Do not copy the pictures; transcribe all other material exactly.

***** Given information

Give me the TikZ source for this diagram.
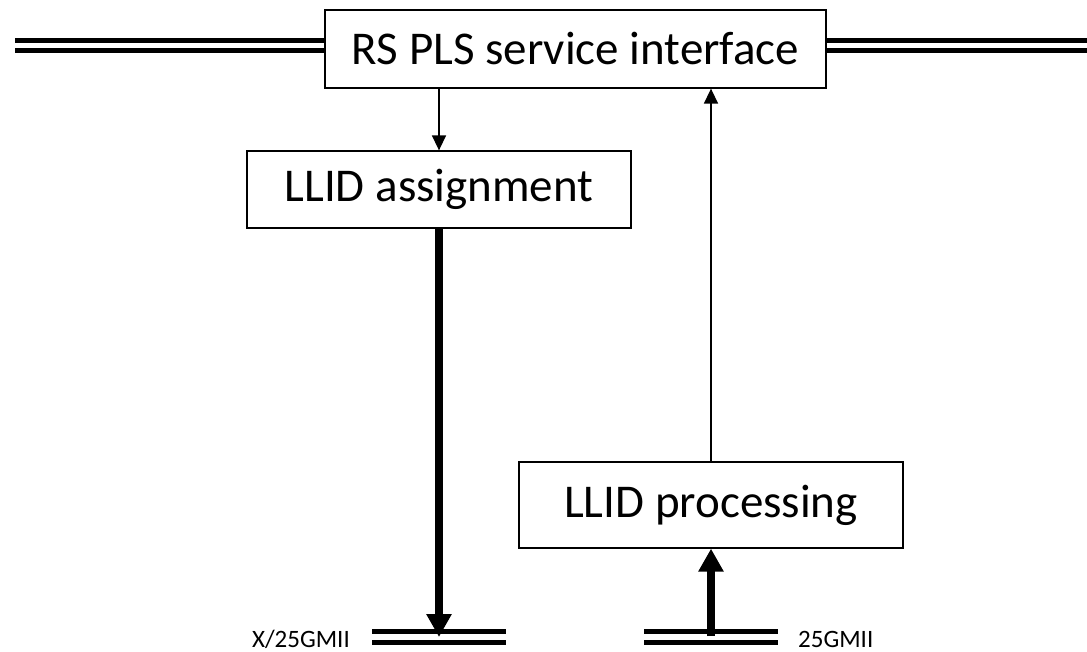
\documentclass[tikz,border=0pt]{standalone}
\usepackage{fontspec}
\setmainfont{Carlito}
\usetikzlibrary{arrows.meta}
\tikzset{
  blockbox/.style={draw=black, line width=1.3pt, fill=white, inner sep=0pt,
    font=\fontsize{47}{56}\selectfont},
  busline/.style={line width=5pt},
  thinarrow/.style={line width=1.5pt, -{Triangle[width=14pt,length=15pt]}},
  thickarrow/.style={line width=8pt, -{Triangle[width=24pt,length=23pt]}},
  buslabel/.style={inner sep=0pt, font=\fontsize{25}{30}\selectfont}
}
\begin{document}
\begin{tikzpicture}[x=1pt,y=-1pt]
\useasboundingbox (0,0) rectangle (1087,652);
% nodes
\node[blockbox, minimum width=501pt, minimum height=78pt] (top) at (575.5,49) {RS PLS service interface};
\node[blockbox, minimum width=384pt, minimum height=77pt] (assign) at (439,189.5) {LLID assignment};
\node[blockbox, minimum width=384pt, minimum height=86pt] (proc) at (711,505) {LLID processing};
% bus end points
\coordinate (tl) at (15,45.5);
\coordinate (tr) at (1087,45.5);
\coordinate (bl) at (439,637);
\coordinate (br) at (711,637);
\coordinate (bll) at (372,637);
\coordinate (blr) at (506,637);
\coordinate (brl) at (644,637);
\coordinate (brr) at (778,637);
% top bus
\draw[busline] ([yshift=-5pt]tl) -- ([yshift=-5pt]tl -| top.west);
\draw[busline] ([yshift=5pt]tl) -- ([yshift=5pt]tl -| top.west);
\draw[busline] ([yshift=-5pt]tr -| top.east) -- ([yshift=-5pt]tr);
\draw[busline] ([yshift=5pt]tr -| top.east) -- ([yshift=5pt]tr);
% bottom buses
\draw[busline] ([yshift=-5.5pt]bll) -- ([yshift=-5.5pt]blr);
\draw[busline] ([yshift=5.5pt]bll) -- ([yshift=5.5pt]blr);
\draw[busline] ([yshift=-5.5pt]brl) -- ([yshift=-5.5pt]brr);
\draw[busline] ([yshift=5.5pt]brl) -- ([yshift=5.5pt]brr);
% connectors
\draw[thinarrow] (top.south -| assign.north) -- (assign.north);
\draw[thinarrow] (proc.north) -- (top.south -| proc.north);
\draw[thickarrow] (assign.south) -- (bl);
\draw[thickarrow] ([yshift=1pt]br) -- (proc.south);
% labels
\node[buslabel, anchor=base east] (lx) at (350,647) {X/25GMII};
\node[buslabel, anchor=base west] (rx) at (798,647) {25GMII};
\end{tikzpicture}
\end{document}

**********

*Written solution*.
Give me the TikZ source for this diagram.
\documentclass[tikz,border=0pt]{standalone}
\usepackage{fontspec}
\setmainfont{Carlito}
\usetikzlibrary{arrows.meta}
\tikzset{
  blockbox/.style={draw=black, line width=1.3pt, fill=white, inner sep=0pt,
    font=\fontsize{47}{56}\selectfont},
  busline/.style={line width=5pt},
  thinarrow/.style={line width=1.5pt, -{Triangle[width=14pt,length=15pt]}},
  thickarrow/.style={line width=8pt, -{Triangle[width=24pt,length=23pt]}},
  buslabel/.style={inner sep=0pt, font=\fontsize{25}{30}\selectfont}
}
\begin{document}
\begin{tikzpicture}[x=1pt,y=-1pt]
\useasboundingbox (0,0) rectangle (1087,652);
% nodes
\node[blockbox, minimum width=501pt, minimum height=78pt] (top) at (575.5,49) {RS PLS service interface};
\node[blockbox, minimum width=384pt, minimum height=77pt] (assign) at (439,189.5) {LLID assignment};
\node[blockbox, minimum width=384pt, minimum height=86pt] (proc) at (711,505) {LLID processing};
% bus end points
\coordinate (tl) at (15,45.5);
\coordinate (tr) at (1087,45.5);
\coordinate (bl) at (439,637);
\coordinate (br) at (711,637);
\coordinate (bll) at (372,637);
\coordinate (blr) at (506,637);
\coordinate (brl) at (644,637);
\coordinate (brr) at (778,637);
% top bus
\draw[busline] ([yshift=-5pt]tl) -- ([yshift=-5pt]tl -| top.west);
\draw[busline] ([yshift=5pt]tl) -- ([yshift=5pt]tl -| top.west);
\draw[busline] ([yshift=-5pt]tr -| top.east) -- ([yshift=-5pt]tr);
\draw[busline] ([yshift=5pt]tr -| top.east) -- ([yshift=5pt]tr);
% bottom buses
\draw[busline] ([yshift=-5.5pt]bll) -- ([yshift=-5.5pt]blr);
\draw[busline] ([yshift=5.5pt]bll) -- ([yshift=5.5pt]blr);
\draw[busline] ([yshift=-5.5pt]brl) -- ([yshift=-5.5pt]brr);
\draw[busline] ([yshift=5.5pt]brl) -- ([yshift=5.5pt]brr);
% connectors
\draw[thinarrow] (top.south -| assign.north) -- (assign.north);
\draw[thinarrow] (proc.north) -- (top.south -| proc.north);
\draw[thickarrow] (assign.south) -- (bl);
\draw[thickarrow] ([yshift=1pt]br) -- (proc.south);
% labels
\node[buslabel, anchor=base east] (lx) at (350,647) {X/25GMII};
\node[buslabel, anchor=base west] (rx) at (798,647) {25GMII};
\end{tikzpicture}
\end{document}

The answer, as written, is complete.